(Yicai Global) Oct. 24 -- Within one week, the China Securities Regulatory Commission (CSRC) has rejected the restructuring plans of two listed firms on grounds of the dubious profitability of their target companies.
The future stable and reasonable profitability of target assets has become key in determining the success of listed companies' restructuring and mergers and acquisitions (M&As).
The reorganization plan of Hengli Petrochemical Co. [SHA:600346] failed over problems associated with the stable, reasonable and sustainable profitability of target assets and inconsistency between current commitments and those made during previous restructuring and listing, it said on Oct. 20.
The restructuring plan of ZhongTongGuoMai Communication Co. [SHA:603559] was rejected because of inadequate disclosure of reasonability of the target company's projected gross margin for the coming years, the company said the same day.
Nine listed concerns have seen their applications for restructuring, M&As rejected thus far this year, Yicai Global has noted. At least six were turned down due to questionable profitability of target assets.
The bids by Ningbo Thermal Power Co. [SHA:600982] and Zhejiang Dongri Co. [SHA:600113] were rejected over uncertainties about sustainable profitability of target assets. That of Beibuwan Port Co. [SHE:000582] was denied because of inadequate disclosure of the ownership and sustainable profitability of target assets. Shandong Geo-Mineral Co. [SHE:000409] suffered rejection because its target asset had just obtained a mining patent, and whether the project was able to work at full capacity as scheduled was uncertain and it was incurring mounting losses during construction.

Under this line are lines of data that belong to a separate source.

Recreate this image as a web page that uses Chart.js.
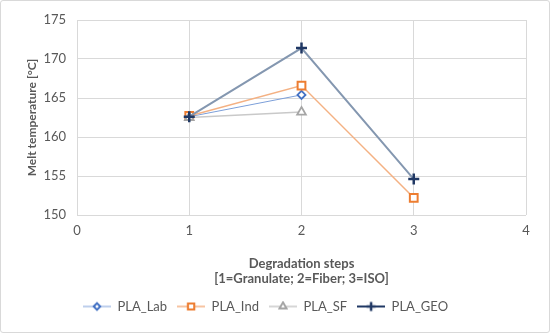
<!DOCTYPE html>
<html>
<head>
<meta charset="utf-8">
<script src="https://cdn.jsdelivr.net/npm/chart.js@4/dist/chart.umd.min.js"></script>
<style>
  html, body { margin: 0; padding: 0; background: #fff; }
  #wrap {
    position: relative;
    width: 548px;
    height: 331px;
    border: 1px solid #d9d9d9;
    border-radius: 3px;
  }
  canvas { display: block; }
</style>
</head>
<body>
<div id="wrap"><canvas id="chart" width="548" height="331"></canvas></div>
<script>
const seriesNames = ['PLA_Lab', 'PLA_Ind', 'PLA_SF', 'PLA_GEO'];
const labSteps = [1, 2];
const labValues = [162.6, 165.4];
const indSteps = [1, 2, 3];
const indValues = [162.7, 166.6, 152.2];
const sfSteps = [1, 2];
const sfValues = [162.5, 163.2];
const geoSteps = [1, 2, 3];
const geoValues = [162.6, 171.4, 154.6];
const xTicks = [0, 1, 2, 3, 4];
const yTicks = [150, 155, 160, 165, 170, 175];

const FONT = 'Lato, "Open Sans", sans-serif';
const TEXT = '#595959';
const GRID = '#d9d9d9';

function toPoints(xs, ys) {
  return xs.map((x, i) => ({ x, y: ys[i] }));
}

const styles = [
  { line: '#7c9fd9', mark: '#4472c4', point: 'rectRot', radius: 4, width: 1, markWidth: 1.8 },
  { line: '#f4b183', mark: '#ed7d31', point: 'rect', radius: 5.5, width: 1.5, markWidth: 2 },
  { line: '#c9c9c9', mark: '#a5a5a5', point: 'triangle', radius: 5, width: 1.5, markWidth: 1.8 },
  { line: '#8497b0', mark: '#203864', point: 'cross', radius: 5.5, width: 2, markWidth: 2.5 },
];

const seriesData = [
  toPoints(labSteps, labValues),
  toPoints(indSteps, indValues),
  toPoints(sfSteps, sfValues),
  toPoints(geoSteps, geoValues),
];

// small line + marker swatch for the legend
function legendSwatch(s) {
  const c = document.createElement('canvas');
  c.width = 28;
  c.height = 12;
  const ctx = c.getContext('2d');
  ctx.strokeStyle = s.point === 'cross' ? s.mark : s.line;
  ctx.lineWidth = s.width;
  ctx.beginPath();
  ctx.moveTo(0, 6);
  ctx.lineTo(28, 6);
  ctx.stroke();
  ctx.fillStyle = '#fff';
  ctx.strokeStyle = s.mark;
  ctx.lineWidth = s.markWidth;
  ctx.beginPath();
  if (s.point === 'cross') {
    ctx.moveTo(14 - 4.5, 6); ctx.lineTo(14 + 4.5, 6);
    ctx.moveTo(14, 6 - 4.5); ctx.lineTo(14, 6 + 4.5);
    ctx.stroke();
  } else {
    Chart.helpers.drawPoint(ctx, { pointStyle: s.point, radius: s.radius * 0.8, borderWidth: s.markWidth }, 14, 6);
    ctx.fill();
    ctx.stroke();
  }
  return c;
}

const datasets = seriesNames.map((name, i) => ({
  label: name,
  data: seriesData[i],
  showLine: true,
  borderColor: styles[i].line,
  borderWidth: styles[i].width,
  pointStyle: styles[i].point,
  pointRadius: styles[i].radius,
  pointBorderColor: styles[i].mark,
  pointBackgroundColor: styles[i].point === 'cross' ? styles[i].mark : '#ffffff',
  pointBorderWidth: styles[i].markWidth,
  order: 4 - i,
}));

new Chart(document.getElementById('chart'), {
  type: 'scatter',
  data: { datasets },
  options: {
    responsive: false,
    animation: false,
    layout: { padding: { top: 19, right: 23, bottom: 9, left: 4 } },
    plugins: {
      tooltip: { enabled: false },
      legend: {
        position: 'bottom',
        labels: {
          usePointStyle: true,
          pointStyleWidth: 28,
          color: TEXT,
          font: { family: FONT, size: 13 },
          padding: 10,
          generateLabels(chart) {
            return chart.data.datasets.map((ds, i) => ({
              text: ds.label,
              pointStyle: legendSwatch(styles[i]),
              fontColor: TEXT,
              lineWidth: 0,
              datasetIndex: i,
            }));
          },
        },
      },
    },
    scales: {
      x: {
        type: 'linear',
        min: 0,
        max: 4,
        afterBuildTicks(scale) { scale.ticks = xTicks.map((v) => ({ value: v })); },
        afterFit(scale) { scale.height = 75; },
        ticks: { color: TEXT, font: { family: FONT, size: 13 }, padding: 8 },
        grid: { color: GRID, drawTicks: false },
        border: { display: false },
        title: {
          display: true,
          text: ['Degradation steps', '[1=Granulate; 2=Fiber; 3=ISO]'],
          color: TEXT,
          font: { family: FONT, size: 13, weight: 'bold' },
          padding: { top: 4, bottom: 3 },
        },
      },
      y: {
        min: 150,
        max: 175,
        afterBuildTicks(scale) { scale.ticks = yTicks.map((v) => ({ value: v })); },
        afterFit(scale) { scale.width = 72; },
        ticks: { color: TEXT, font: { family: FONT, size: 13 }, padding: 11 },
        grid: { color: GRID, drawTicks: false },
        border: { display: false },
        title: {
          display: true,
          text: 'Melt temperature [°C]',
          color: TEXT,
          font: { family: FONT, size: 12, weight: 'bold' },
          padding: { top: 20, bottom: 0 },
        },
      },
    },
  },
});
</script>
</body>
</html>
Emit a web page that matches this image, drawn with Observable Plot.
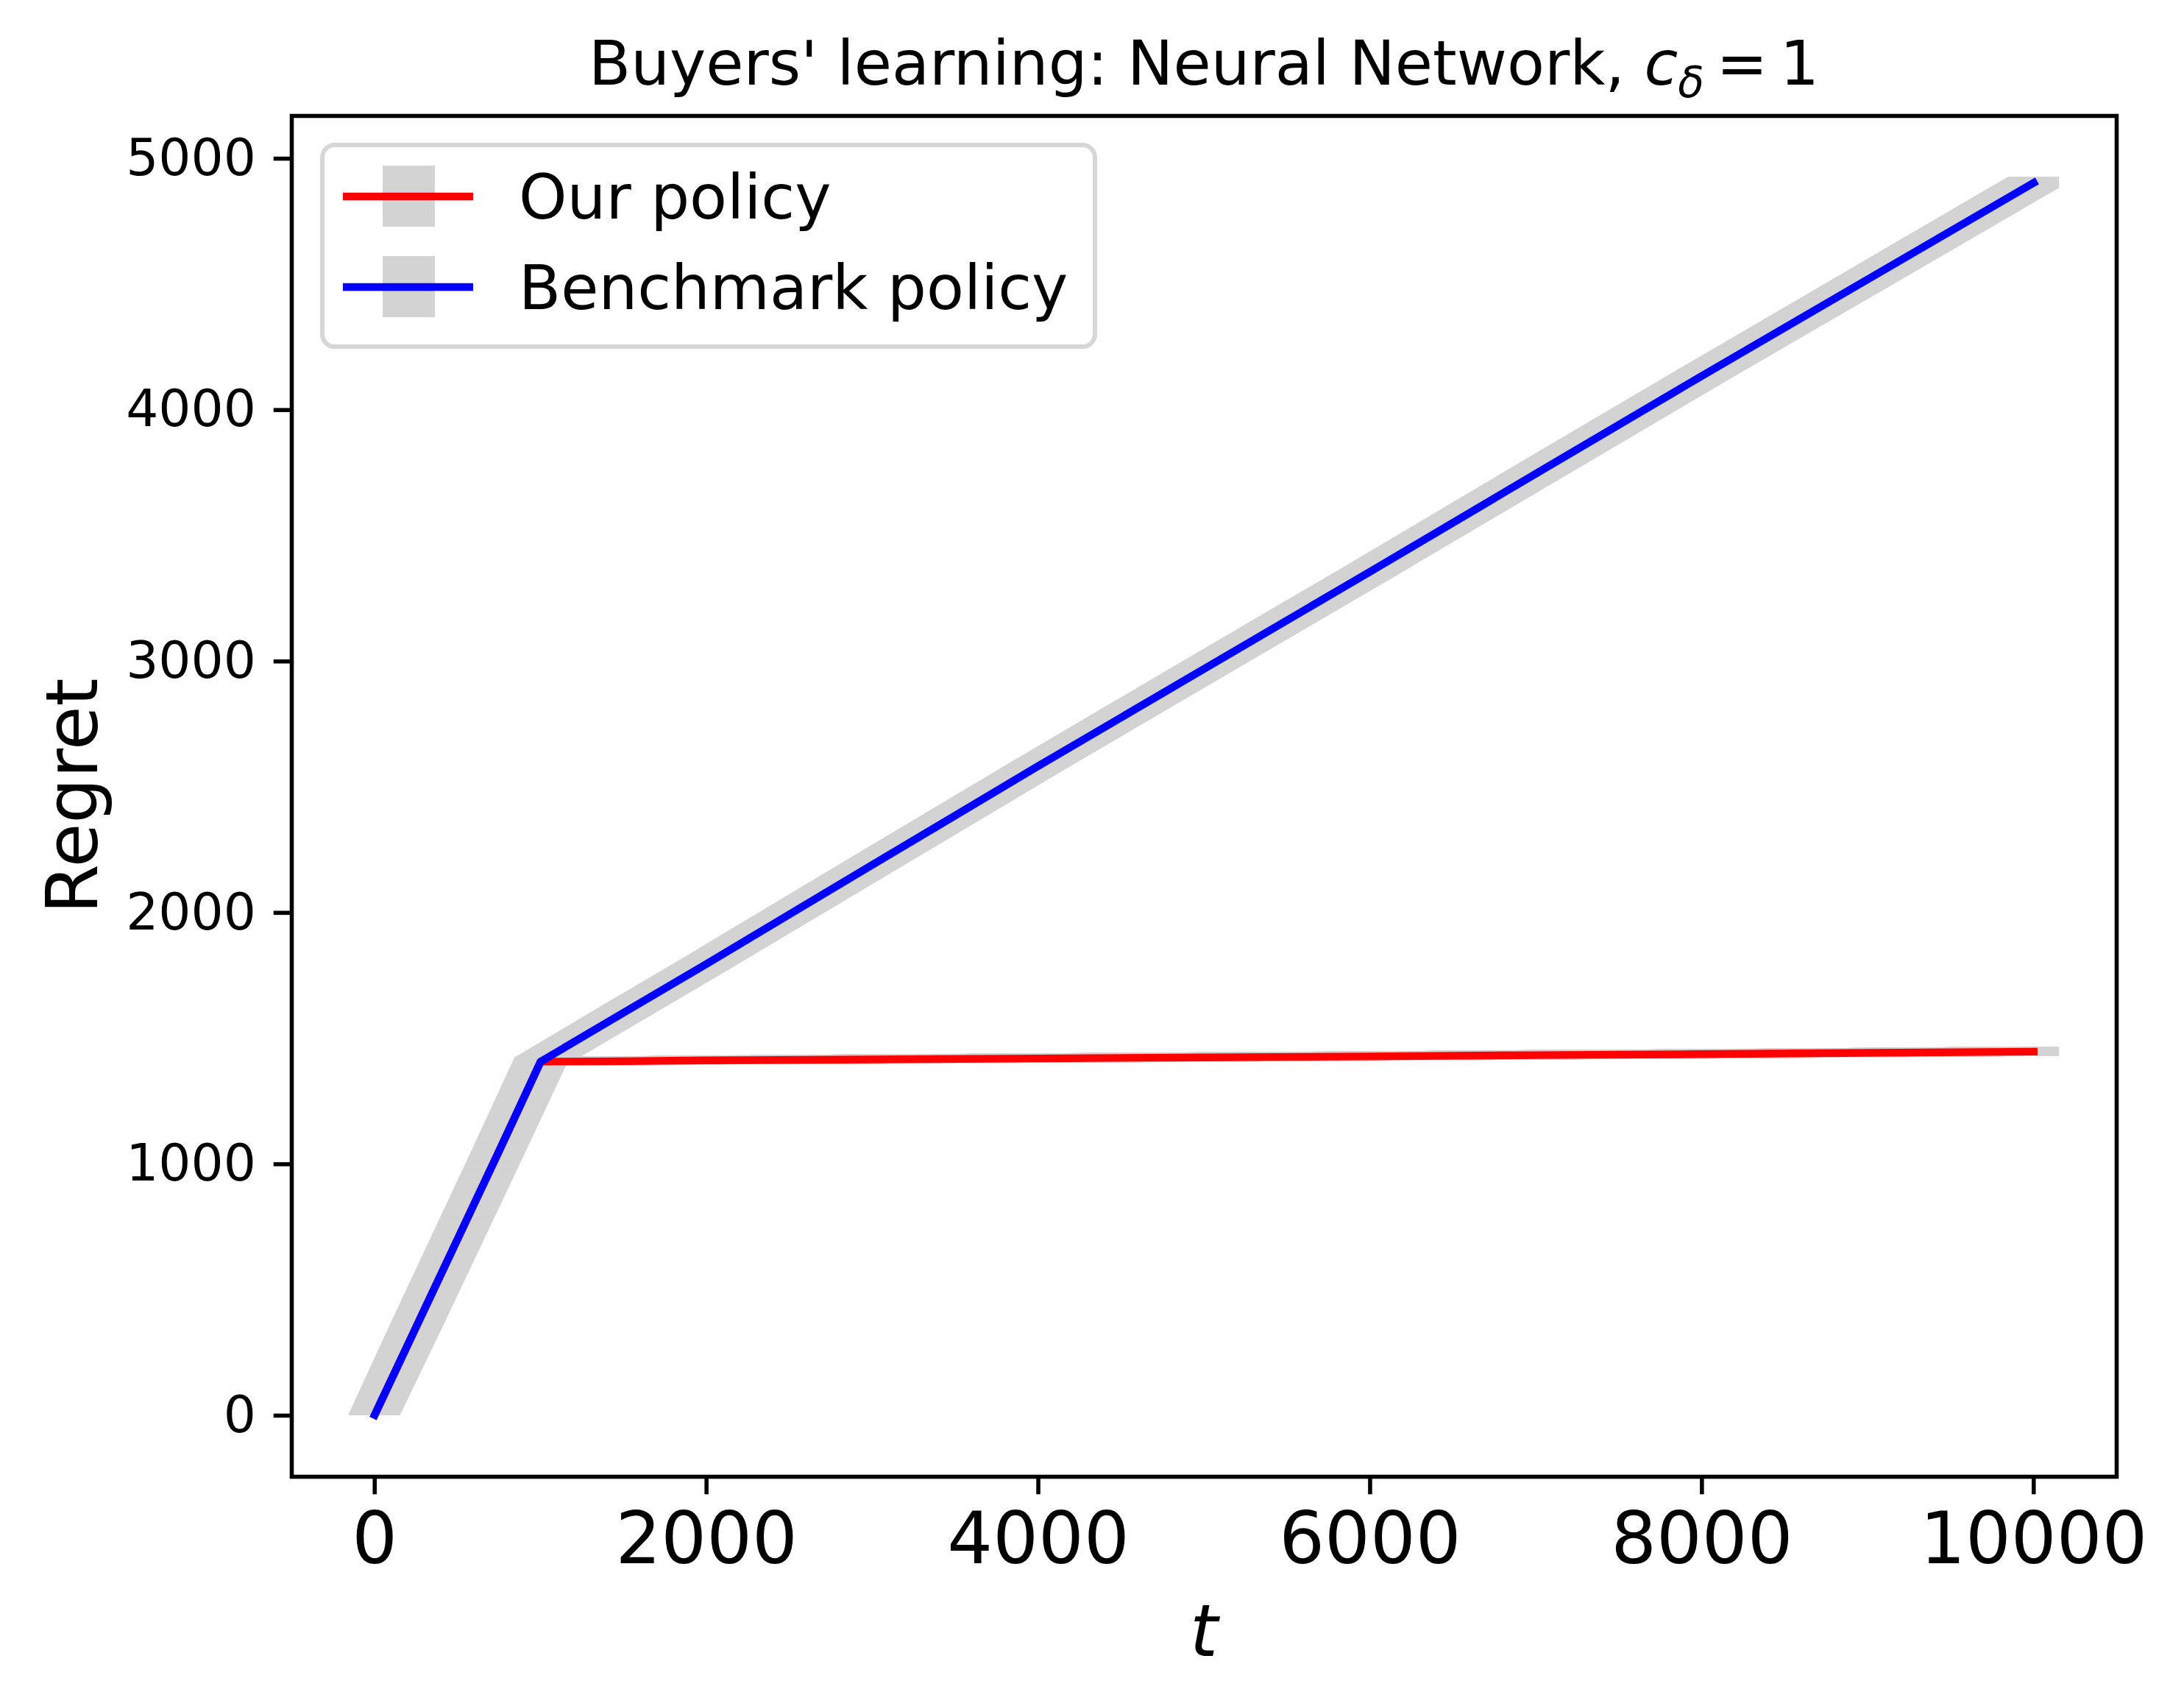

The number of restructuring and M&A applications under review dropped substantially in the first five months from a year ago, but suddenly increased as regulators revised information disclosure rules for restructuring deals last month.
"Most M&A and restructuring deals no longer require regulatory reviews. Listed companies can independently decide and implement such deals after disclosing the relevant information," said Wang Yuejin, an assistant analyst at China Venture Consulting Research Institute. "The newly-amended information disclosure rules for M&A and restructuring deals focus on cracking down on cheaters and blind followers and can help increase transaction transparency."
"In M&A and reorganization deals, leading industry players are the rare, quality assets," an executive at a brokerage said. "However, quality assets are rare in the market. Target assets with large scale and great growth potential are difficult to find."